Gaming briefs for June 24, 2003
Tuesday, June 24, 2003 | 11:18 a.m.
Ex-employee pleads innocent
Christopher Morishita, a former Mirage employee in charge of filing required reports on large casino transactions, was arraigned in Clark County Justice Court on Monday, where he entered an innocent plea, Chief Deputy Attorney General Elizabeth Quillin said.
Morishita, who faces criminal charges for failing to file the reports with the federal government, was appointed an attorney from the public defender's office. The Nevada attorney general is prosecuting the case against Morishita.
He faces a preliminary hearing in justice court July 25.
Mirage parent MGM MIRAGE was recently fined $5 million for failing to file the reports, the largest casino fine in Nevada history.
Internet firm may be sold
LONDON -- Sportingbet Plc, an Internet sports betting company, said it may get a takeover offer of 45.7 million pounds ($76 million) in cash from a suitor it didn't identify.

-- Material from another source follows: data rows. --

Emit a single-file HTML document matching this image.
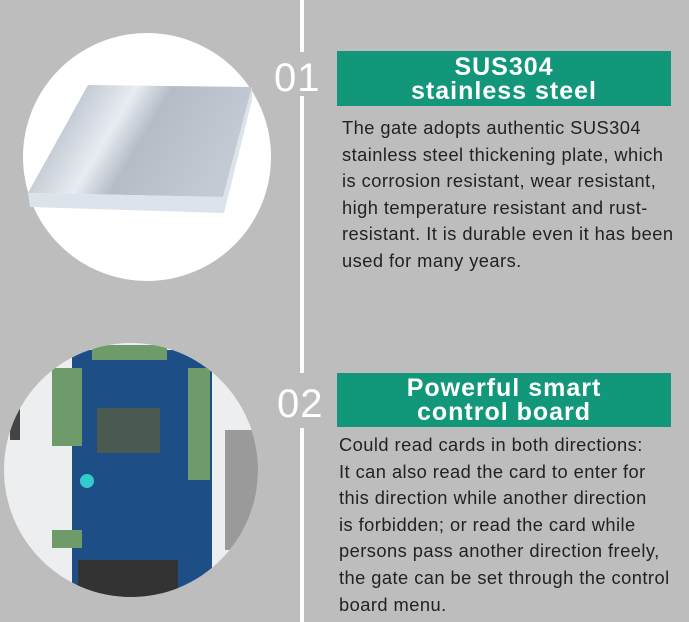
<!DOCTYPE html>
<html><head><meta charset="utf-8"><style>
body{margin:0;width:689px;height:622px;background:#bdbdbd;position:relative;overflow:hidden;font-family:"Liberation Sans","DejaVu Sans",sans-serif}
.a{position:absolute}
.line{background:#fff;width:4px;left:300px}
.box{background:#13977b;color:#fff;text-align:center;font-weight:bold;font-size:25px;line-height:24px;left:337px;width:334px;letter-spacing:1px}
.num{color:#fff;font-size:40px;font-weight:300;letter-spacing:1px}
.txt{color:#222;font-size:18.3px;line-height:26.6px;white-space:nowrap;letter-spacing:0.45px}
</style></head><body>
<div class="a line" style="top:0;height:52px"></div>
<div class="a line" style="top:96px;height:277px"></div>
<div class="a line" style="top:428px;height:194px"></div>
<div class="a num" style="left:274px;top:56px">01</div>
<div class="a num" style="left:277px;top:382px">02</div>
<div class="a box" style="top:51px;height:55px;padding-top:4px;box-sizing:border-box">SUS304<br>stainless steel</div>
<div class="a box" style="top:373px;height:54px;padding-top:3px;box-sizing:border-box">Powerful smart<br>control board</div>
<div class="a txt" style="left:342px;top:115px">The gate adopts authentic SUS304<br>stainless steel thickening plate, which<br>is corrosion resistant, wear resistant,<br>high temperature resistant and rust-<br>resistant. It is durable even it has been<br>used for many years.</div>
<div class="a txt" style="left:339px;top:432px">Could read cards in both directions:<br>It can also read the card to enter for<br>this direction while another direction<br>is forbidden; or read the card while<br>persons pass another direction freely,<br>the gate can be set through the control<br>board menu.</div>
<svg class="a" style="left:0;top:0" width="300" height="622">
<defs>
<linearGradient id="g" x1="0" y1="0" x2="1" y2="0.3"><stop offset="0" stop-color="#9aa3b0"/><stop offset="0.45" stop-color="#e8ecf2"/><stop offset="0.6" stop-color="#b5bcc6"/><stop offset="1" stop-color="#c4cad3"/></linearGradient>
</defs>
<circle cx="147" cy="157" r="124" fill="#fff"/>
<polygon points="88,85 252,87 223,197 28,193" fill="url(#g)"/>
<polygon points="28,193 223,197 252,87 252,100 224,213 30,207" fill="#dde3ea"/>
<circle cx="131" cy="470" r="127" fill="#eceef0"/>
<clipPath id="c"><circle cx="131" cy="470" r="127"/></clipPath>
<g clip-path="url(#c)">
<rect x="225" y="430" width="40" height="120" fill="#9a9a9a"/>
<rect x="72" y="350" width="140" height="260" fill="#1d4f86"/>
<rect x="92" y="345" width="75" height="15" fill="#6f9a6a"/>
<rect x="52" y="368" width="30" height="78" fill="#6f9a6a"/>
<rect x="188" y="368" width="22" height="112" fill="#6f9a6a"/>
<rect x="97" y="408" width="63" height="45" fill="#4a5a50"/>
<rect x="52" y="530" width="30" height="18" fill="#6f9a6a"/>
<rect x="78" y="560" width="100" height="40" fill="#333"/>
<circle cx="87" cy="481" r="7" fill="#3cc"/>
<rect x="10" y="400" width="10" height="40" fill="#444"/>
</g>
</svg>
</body></html>
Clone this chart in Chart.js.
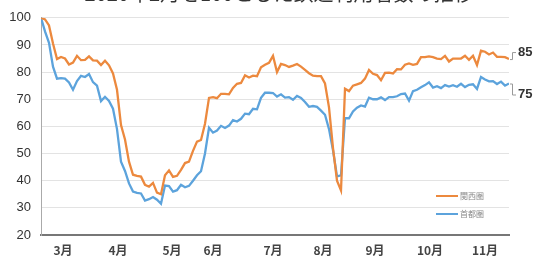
<!DOCTYPE html>
<html>
<head>
<meta charset="utf-8">
<script src="https://cdn.jsdelivr.net/npm/chart.js@4"></script>
<style>
  html, body { margin: 0; padding: 0; background: #fff; }
  #wrap { position: relative; width: 533px; height: 258px; }
</style>
</head>
<body>
<div id="wrap"><canvas id="chart"></canvas></div>
<script>
// 2020年2月 = 100 とした指数（日次をおおよそ読み取り）
const titleText = '2020年2月を100とした鉄道利用者数の推移';
const seriesNames = ['関西圏', '首都圏'];

const kansai = [
  100, 99.4, 97.2, 90.5, 84.8, 85.6, 85, 82.8, 83.5, 86,
  84.4, 84.5, 85.8, 84.3, 84.2, 82.6, 84.2, 82.5, 79.5, 73.5,
  60.5, 55.2, 47, 42.2, 41.8, 41.5, 38.5, 37.8, 39.2, 35.6,
  35, 42, 43.8, 41.4, 41.8, 44, 46.5, 47, 51, 54.4,
  55, 61, 70.5, 70.8, 70.4, 72, 72, 71.8, 74.2, 75.7,
  76, 78.8, 78, 78.7, 78.5, 81.8, 82.7, 83.4, 86, 80,
  83, 82.6, 81.9, 82.4, 83, 82, 80.8, 79.6, 78.7, 78.5,
  78.5, 75.8, 67, 52, 40, 36.4, 73.9, 73, 75, 75.5,
  76, 77.6, 80.8, 79.4, 78.9, 77, 79.7, 79.8, 79.5, 81.1,
  81, 82.7, 83.2, 82.7, 83, 85.5, 85.5, 85.8, 85.5, 85,
  84.8, 86, 83.9, 85, 85, 85, 86, 84.5, 86, 82.6,
  87.9, 87.5, 86.5, 87.2, 85.6, 85.6, 85.5, 84.8
];

const shutoken = [
  100, 95, 90.8, 82, 77.6, 77.8, 77.6, 76.2, 73.5, 76.7,
  78.6, 78.2, 79.3, 76.3, 75, 69.3, 70.9, 69.4, 66.5, 59,
  47, 43.6, 39, 36, 35.5, 35.3, 32.7, 33.2, 34, 33,
  31.5, 38.2, 38, 36, 36.5, 38.5, 37.6, 38.1, 40, 42,
  43.5, 50, 59.5, 57.7, 58.5, 60.2, 59.4, 60.3, 62.3, 61.8,
  62.8, 64.7, 64.5, 66.5, 66.3, 70.5, 72.4, 72.4, 72.3, 71,
  71.8, 70.6, 70.8, 69.8, 71.2, 70.5, 69, 67.2, 67.5, 67.2,
  65.8, 64.3, 59, 51.2, 41.6, 42, 63, 63, 65.5, 66.9,
  67.7, 67.3, 70.6, 70, 70, 70.7, 69.7, 70.8, 70.8, 71.1,
  71.9, 72.1, 69.5, 73, 73.5, 74.4, 75.2, 76.2, 74.3, 74.8,
  74.1, 75.2, 74.7, 75.2, 74.6, 75.7, 74.5, 75.3, 75.5, 73.8,
  78.2, 77.3, 76.6, 76.7, 75.6, 76.5, 75, 75.8
];

const monthLabels = ['3月', '4月', '5月', '6月', '7月', '8月', '9月', '10月', '11月'];
const monthPos = [5.5, 19.25, 32.75, 43, 58, 70.5, 83.5, 97.25, 111];
const endLabels = ['85', '75'];

const colors = ['rgb(236, 137, 62)', 'rgb(92, 163, 220)'];

function toPoints(arr) {
    return arr.map(function(v, i) { return { x: i, y: v }; });
}

// タイトル（上端で切れている）
const titlePlugin = {
    id: 'titlePlugin',
    afterDraw(chart) {
        const ctx = chart.ctx;
        ctx.save();
        ctx.font = '20px "Noto Sans CJK JP"';
        ctx.fillStyle = '#333';
        ctx.textAlign = 'center';
        ctx.textBaseline = 'alphabetic';
        ctx.fillText(titleText, 279, 0.5);
        ctx.restore();
    }
};

// 右端の 85 / 75 表示
const endMarks = {
    id: 'endMarks',
    afterDatasetsDraw(chart) {
        const ctx = chart.ctx;
        const xs = chart.scales.x, ys = chart.scales.y;
        const offsets = [-7, 11];
        ctx.save();
        chart.data.datasets.forEach(function(ds, k) {
            const last = ds.data[ds.data.length - 1];
            const px = xs.getPixelForValue(last.x) + 3;
            const py = ys.getPixelForValue(last.y);
            const ty = py + offsets[k];
            ctx.strokeStyle = '#999';
            ctx.lineWidth = 1;
            ctx.beginPath();
            ctx.moveTo(px - 2, py + 0.5);
            ctx.lineTo(px + 0.5, py + 0.5);
            ctx.lineTo(px + 0.5, ty + 0.5);
            ctx.lineTo(px + 4, ty + 0.5);
            ctx.stroke();
            ctx.fillStyle = '#333';
            ctx.font = 'bold 13px "Liberation Sans"';
            ctx.textBaseline = 'middle';
            ctx.textAlign = 'left';
            ctx.fillText(endLabels[k], px + 6, ty);
        });
        ctx.restore();
    }
};

// 凡例（グラフ内右下）
const innerLegend = {
    id: 'innerLegend',
    afterDraw(chart) {
        const ctx = chart.ctx;
        const rows = [196, 214];
        ctx.save();
        chart.data.datasets.forEach(function(ds, k) {
            ctx.strokeStyle = ds.borderColor;
            ctx.lineWidth = 2;
            ctx.beginPath();
            ctx.moveTo(436, rows[k]);
            ctx.lineTo(458, rows[k]);
            ctx.stroke();
            ctx.fillStyle = '#888';
            ctx.font = '8px "Noto Sans CJK JP"';
            ctx.textBaseline = 'middle';
            ctx.fillText(ds.label, 460, rows[k]);
        });
        ctx.restore();
    }
};

const ctx = document.getElementById('chart').getContext('2d');
const chart = new Chart(ctx, {
    type: 'line',
    data: {
        datasets: [
            {
                label: seriesNames[0],
                data: toPoints(kansai),
                borderColor: colors[0],
                borderWidth: 2.3,
                pointRadius: 0,
                tension: 0,
                fill: false
            },
            {
                label: seriesNames[1],
                data: toPoints(shutoken),
                borderColor: colors[1],
                borderWidth: 2.3,
                pointRadius: 0,
                tension: 0,
                fill: false
            }
        ]
    },
    options: {
        responsive: true,
        maintainAspectRatio: false,
        animation: false,
        layout: { padding: { top: 15, right: 24, left: 0, bottom: 0 } },
        plugins: {
            legend: { display: false },
            tooltip: { enabled: false }
        },
        scales: {
            x: {
                type: 'linear',
                min: 0,
                max: kansai.length - 1,
                afterBuildTicks: function(s) {
                    s.ticks = monthPos.map(function(v) { return { value: v }; });
                },
                afterFit: function(s) { s.height = 23; },
                ticks: {
                    autoSkip: false,
                    maxRotation: 0,
                    padding: 8,
                    color: '#444',
                    font: { family: '"Noto Sans CJK JP"', size: 12, weight: 'bold' },
                    callback: function(value, index) { return monthLabels[index]; }
                },
                grid: { display: false, drawTicks: false },
                border: { color: '#777', width: 2 }
            },
            y: {
                min: 20,
                max: 100,
                afterFit: function(s) { s.width = 41; },
                ticks: {
                    stepSize: 10,
                    padding: 10,
                    color: '#333',
                    font: { family: '"Liberation Sans"', size: 13 }
                },
                grid: { color: '#e3e3e3', drawTicks: false },
                border: { color: '#aaa', width: 1 }
            }
        }
    },
    plugins: [titlePlugin, endMarks, innerLegend]
});
</script>
</body>
</html>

The 30 pence-a-share proposal is subject to conditions including a recommendation from the board of the London-based company and the renegotiation of obligations with vendors of Sportsbook.com, a U.S. online betting company acquired in 2001, Sportingbet said in a Regulatory News Service statement.
Shares of Sportingbet hadn't started trading by 8:40 a.m. London time. They were unchanged at 28 pence.
Same numbers drawn twice
HARRISBURG, Pa. -- The Pennsylvania lottery drew the same numbers twice in its "Big 4" drawings on Monday, making 3-1-9-9 a very lucky combination indeed for anyone who picked it for both the midday and evening drawings.
Those four numbers were randomly generated by a computer for the midday drawing and then selected in the traditional random ping-pong ball drawing in the evening.
Bill Powell, a lottery representative, said this is the first time such a thing has happened in Pennsylvania, but it has occured elsewhere.
"It's not really that unusual. We've seen it happen in other states," he said.
In fact, Powell said, something similar happened in the three-number Pennsylvania Daily Number drawing less than a month ago. "We had a Daily Number followed by the same number in the midday drawing the next day," he said.
Powell noted that the drawing of a particular set of numbers in the midday drawing has no effect on the possibility of those numbers being picked later. The odds of any four numbers being picked in the Big 4 drawing is 1 in 10,000.
"It's completely random," he said. "The balls do not have a memory."